__DATA LINES__
╭──
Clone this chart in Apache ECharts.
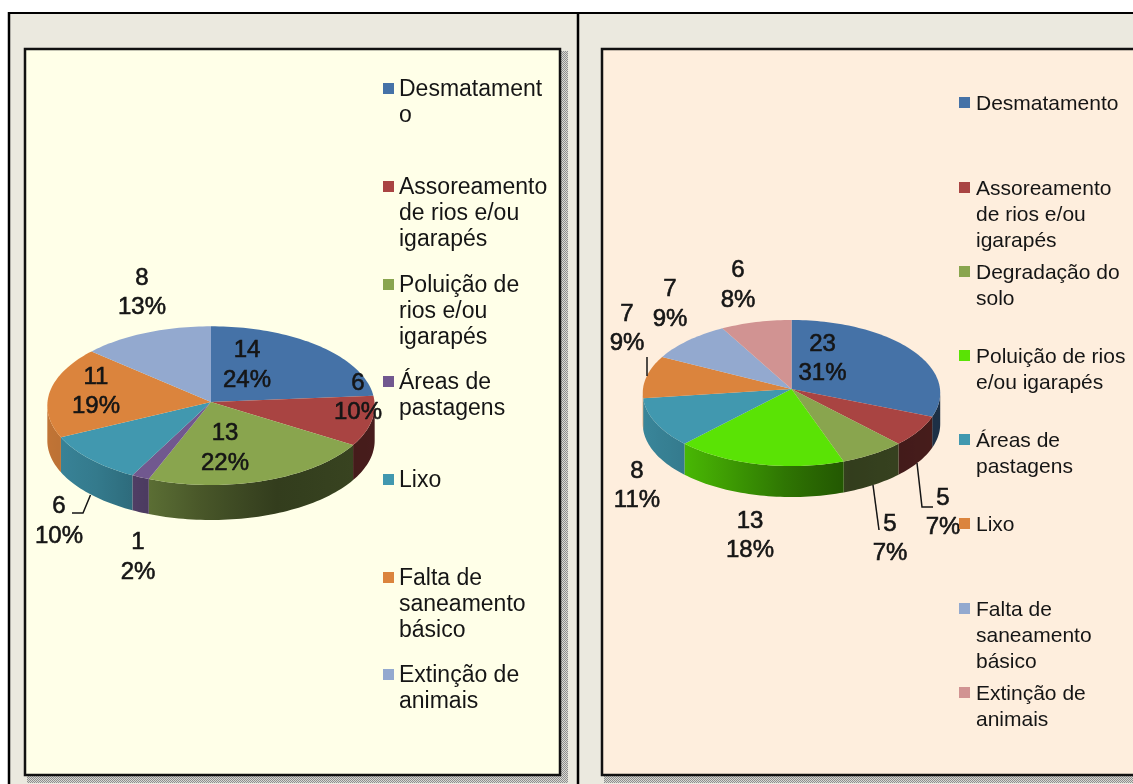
<!DOCTYPE html>
<html>
<head>
<meta charset="utf-8">
<style>html,body{margin:0;padding:0;background:#fff}#chart{width:1133px;height:784px}</style>
<script src="https://cdn.jsdelivr.net/npm/echarts@6/dist/echarts.min.js"></script>
</head>
<body>
<div id="chart"></div>
<script>
// Values per slice, clockwise from twelve o'clock
const leftCategories = ['Desmatamento', 'Assoreamento de rios e/ou igarapés', 'Poluição de rios e/ou igarapés', 'Áreas de pastagens', 'Lixo', 'Falta de saneamento básico', 'Extinção de animais'];
const leftValues = [14, 6, 13, 1, 6, 11, 8];
const leftPercents = ['24%', '10%', '22%', '2%', '10%', '19%', '13%'];
const leftLegendLines = [['Desmatament', 'o'], ['Assoreamento', 'de rios e/ou', 'igarapés'], ['Poluição de', 'rios e/ou', 'igarapés'], ['Áreas de', 'pastagens'], ['Lixo'], ['Falta de', 'saneamento', 'básico'], ['Extinção de', 'animais']];

const rightCategories = ['Desmatamento', 'Assoreamento de rios e/ou igarapés', 'Degradação do solo', 'Poluição de rios e/ou igarapés', 'Áreas de pastagens', 'Lixo', 'Falta de saneamento básico', 'Extinção de animais'];
const rightValues = [23, 5, 5, 13, 8, 7, 7, 6];
const rightPercents = ['31%', '7%', '7%', '18%', '11%', '9%', '9%', '8%'];
const rightLegendLines = [['Desmatamento'], ['Assoreamento', 'de rios e/ou', 'igarapés'], ['Degradação do', 'solo'], ['Poluição de rios', 'e/ou igarapés'], ['Áreas de', 'pastagens'], ['Lixo'], ['Falta de', 'saneamento', 'básico'], ['Extinção de', 'animais']];

// Slice colours
const leftColors = ['#4572a7', '#a94442', '#89a54e', '#71588f', '#4198af', '#db843d', '#93a9cf'];
const rightColors = ['#4572a7', '#a94442', '#89a54e', '#5ae305', '#4198af', '#db843d', '#93a9cf', '#d19392'];

// Layout of both pies: centre, radii, perspective strength, wall height, label anchors, leader lines
const leftLayout = {
  cx: 211, apexY: 402, rx: 163.5, ry: 79.2, persp: 0.046, depth: 35,
  labelAt: [[247, 365.5], [358, 398], [225, 448.5], [138, 557.5], [59, 521.5], [96, 392], [142, 293]],
  leaders: [[[90.5, 495], [83, 513], [72, 513]]],
  legendFont: 23, legendIconX: 383, legendTextX: 399,
  legendY: [89, 187, 285, 382, 480, 578, 675]
};
const rightLayout = {
  cx: 791.5, apexY: 389, rx: 148.5, ry: 72.8, persp: 0.055, depth: 31,
  labelAt: [[822.5, 359], [943, 513], [890, 539], [750, 536], [637, 486], [627, 329], [670, 304.5], [738, 285.5]],
  leaders: [[[917, 463], [922, 507], [933, 507]], [[873, 485], [879, 530]], [[647, 357], [647, 376]]],
  legendFont: 21, legendIconX: 959, legendTextX: 976,
  legendY: [103, 188, 272, 356, 440, 524, 609, 693]
};

const FONT = '"Liberation Sans", Arial, sans-serif';
const INK = '#151515';

// Wall brightness across the pie width (-1 left edge, +1 right edge)
const wallShade = [[-1, 0.88], [-0.7, 0.8], [-0.37, 0.66], [0, 0.5], [0.4, 0.37], [1, 0.42]];
function shadeAt(u) {
  for (let i = 1; i < wallShade.length; i++) {
    if (u <= wallShade[i][0]) {
      const a = wallShade[i - 1], b = wallShade[i];
      return a[1] + (b[1] - a[1]) * (u - a[0]) / (b[0] - a[0]);
    }
  }
  return wallShade[wallShade.length - 1][1];
}
function scaleColor(hex, k) {
  const n = parseInt(hex.slice(1), 16);
  const c = [n >> 16, (n >> 8) & 255, n & 255].map(v => Math.round(v * k));
  return 'rgb(' + c.join(',') + ')';
}
// Rim of the tilted disc, seen in perspective: the far side is foreshortened
function arcPoints(l, a0, a1, dy) {
  const pts = [];
  const steps = Math.max(2, Math.ceil((a1 - a0) / (Math.PI / 120)));
  for (let i = 0; i <= steps; i++) {
    const t = a0 + (a1 - a0) * i / steps;
    const w = 1 + l.persp * Math.cos(t);
    pts.push([l.cx + l.rx * Math.sin(t) / w, l.apexY - l.ry * Math.cos(t) / w + dy]);
  }
  return pts;
}
function sliceAngles(values, i) {
  const total = values.reduce((s, v) => s + v, 0);
  const before = values.slice(0, i).reduce((s, v) => s + v, 0);
  return [before / total * 2 * Math.PI, (before + values[i]) / total * 2 * Math.PI];
}

// One pie: walls, top faces, leaders, value labels and the key beside it
function pieSeries(values, percents, colors, legendLines, l) {
  const data = values.map(v => [v]);
  const common = { type: 'custom', coordinateSystem: 'none', silent: true, animation: false, data };
  const wallFrom = Math.acos(-l.persp), wallTo = 2 * Math.PI - wallFrom;
  return [
    Object.assign({}, common, {
      z: 2,
      renderItem(params) {
        const i = params.dataIndex;
        const [a0, a1] = sliceAngles(values, i);
        const from = Math.max(a0, wallFrom), to = Math.min(a1, wallTo);
        if (to <= from) return { type: 'group', children: [] };
        const upper = arcPoints(l, from, to, 0);
        const lower = arcPoints(l, from, to, l.depth).reverse();
        const xs = upper.map(p => p[0]);
        const x0 = Math.min(...xs), x1 = Math.max(...xs);
        const stops = [];
        for (let k = 0; k <= 8; k++) {
          const x = x0 + (x1 - x0) * k / 8;
          stops.push({ offset: k / 8, color: scaleColor(colors[i], shadeAt((x - l.cx) / l.rx)) });
        }
        return {
          type: 'polygon',
          shape: { points: upper.concat(lower) },
          style: { fill: new echarts.graphic.LinearGradient(x0, 0, x1, 0, stops, true) }
        };
      }
    }),
    Object.assign({}, common, {
      z: 3,
      renderItem(params) {
        const i = params.dataIndex;
        const [a0, a1] = sliceAngles(values, i);
        return {
          type: 'polygon',
          shape: { points: [[l.cx, l.apexY]].concat(arcPoints(l, a0, a1, 0)) },
          style: { fill: colors[i] }
        };
      }
    }),
    Object.assign({}, common, {
      z: 4,
      data: l.leaders.map((_, i) => [i]),
      renderItem(params) {
        return {
          type: 'polyline',
          shape: { points: l.leaders[params.dataIndex] },
          style: { fill: 'none', stroke: INK, lineWidth: 1.5 }
        };
      }
    }),
    Object.assign({}, common, {
      z: 5,
      renderItem(params, api) {
        const i = params.dataIndex;
        return {
          type: 'text',
          style: {
            x: l.labelAt[i][0], y: l.labelAt[i][1],
            text: api.value(0) + '\n' + percents[i],
            align: 'center', verticalAlign: 'middle',
            font: '24px ' + FONT, lineHeight: 29.5,
            fill: INK, stroke: INK, lineWidth: 0.6
          }
        };
      }
    }),
    Object.assign({}, common, {
      z: 5,
      renderItem(params) {
        const i = params.dataIndex;
        const y = l.legendY[i];
        return {
          type: 'group',
          children: [
            { type: 'rect', shape: { x: l.legendIconX, y: y - 6, width: 11, height: 11 }, style: { fill: colors[i] } },
            {
              type: 'text',
              style: {
                x: l.legendTextX, y: y - 12,
                text: legendLines[i].join('\n'),
                align: 'left', verticalAlign: 'top',
                font: l.legendFont + 'px ' + FONT, lineHeight: 26, fill: INK
              }
            }
          ]
        };
      }
    })
  ];
}

// Dithered drop shadow under the two panels
function ditherPattern() {
  const c = document.createElement('canvas');
  c.width = c.height = 2;
  const g = c.getContext('2d');
  g.fillStyle = '#d8d8d2'; g.fillRect(0, 0, 2, 2);
  g.fillStyle = '#8e8e8e'; g.fillRect(0, 0, 1, 1); g.fillRect(1, 1, 1, 1);
  return { image: c, repeat: 'repeat' };
}
const dither = ditherPattern();
function panel(x, y, w, h, fill) {
  return [
    { type: 'rect', shape: { x: x + w, y: y + 3, width: 7, height: h + 4 }, style: { fill: dither } },
    { type: 'rect', shape: { x: x + 3, y: y + h, width: w + 4, height: 7 }, style: { fill: dither } },
    { type: 'rect', shape: { x: x + 1, y: y + 1, width: w - 2, height: h - 2 }, style: { fill, stroke: '#111', lineWidth: 2.5 } }
  ];
}

const chart = echarts.init(document.getElementById('chart'), null, { renderer: 'canvas' });
chart.setOption({
  animation: false,
  backgroundColor: '#ffffff',
  textStyle: { fontFamily: FONT },
  graphic: { elements: [
    { type: 'rect', shape: { x: 9, y: 13, width: 1124, height: 771 }, style: { fill: '#ebe9df' } },
    { type: 'line', shape: { x1: 8, y1: 13, x2: 1133, y2: 13 }, style: { stroke: '#000', lineWidth: 2 } },
    { type: 'line', shape: { x1: 9, y1: 12, x2: 9, y2: 784 }, style: { stroke: '#000', lineWidth: 2.5 } },
    { type: 'line', shape: { x1: 578, y1: 13, x2: 578, y2: 784 }, style: { stroke: '#000', lineWidth: 2.5 } },
    ...panel(24, 48, 537, 728, '#ffffe8'),
    ...panel(601, 48, 540, 728, '#feeedd')
  ] },
  series: [
    ...pieSeries(leftValues, leftPercents, leftColors, leftLegendLines, leftLayout),
    ...pieSeries(rightValues, rightPercents, rightColors, rightLegendLines, rightLayout)
  ]
});
</script>
</body>
</html>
╰──
__OBJECTIVE__
Restate the material word for word from its first line through the line containing "e/ou', 'igarapés'], ['Poluição", both included; the pictures do not belong in it.

__OUTPUT__
Clone this chart in Apache ECharts.
<!DOCTYPE html>
<html>
<head>
<meta charset="utf-8">
<style>html,body{margin:0;padding:0;background:#fff}#chart{width:1133px;height:784px}</style>
<script src="https://cdn.jsdelivr.net/npm/echarts@6/dist/echarts.min.js"></script>
</head>
<body>
<div id="chart"></div>
<script>
// Values per slice, clockwise from twelve o'clock
const leftCategories = ['Desmatamento', 'Assoreamento de rios e/ou igarapés', 'Poluição de rios e/ou igarapés', 'Áreas de pastagens', 'Lixo', 'Falta de saneamento básico', 'Extinção de animais'];
const leftValues = [14, 6, 13, 1, 6, 11, 8];
const leftPercents = ['24%', '10%', '22%', '2%', '10%', '19%', '13%'];
const leftLegendLines = [['Desmatament', 'o'], ['Assoreamento', 'de rios e/ou', 'igarapés'], ['Poluição de', 'rios e/ou', 'igarapés'], ['Áreas de', 'pastagens'], ['Lixo'], ['Falta de', 'saneamento', 'básico'], ['Extinção de', 'animais']];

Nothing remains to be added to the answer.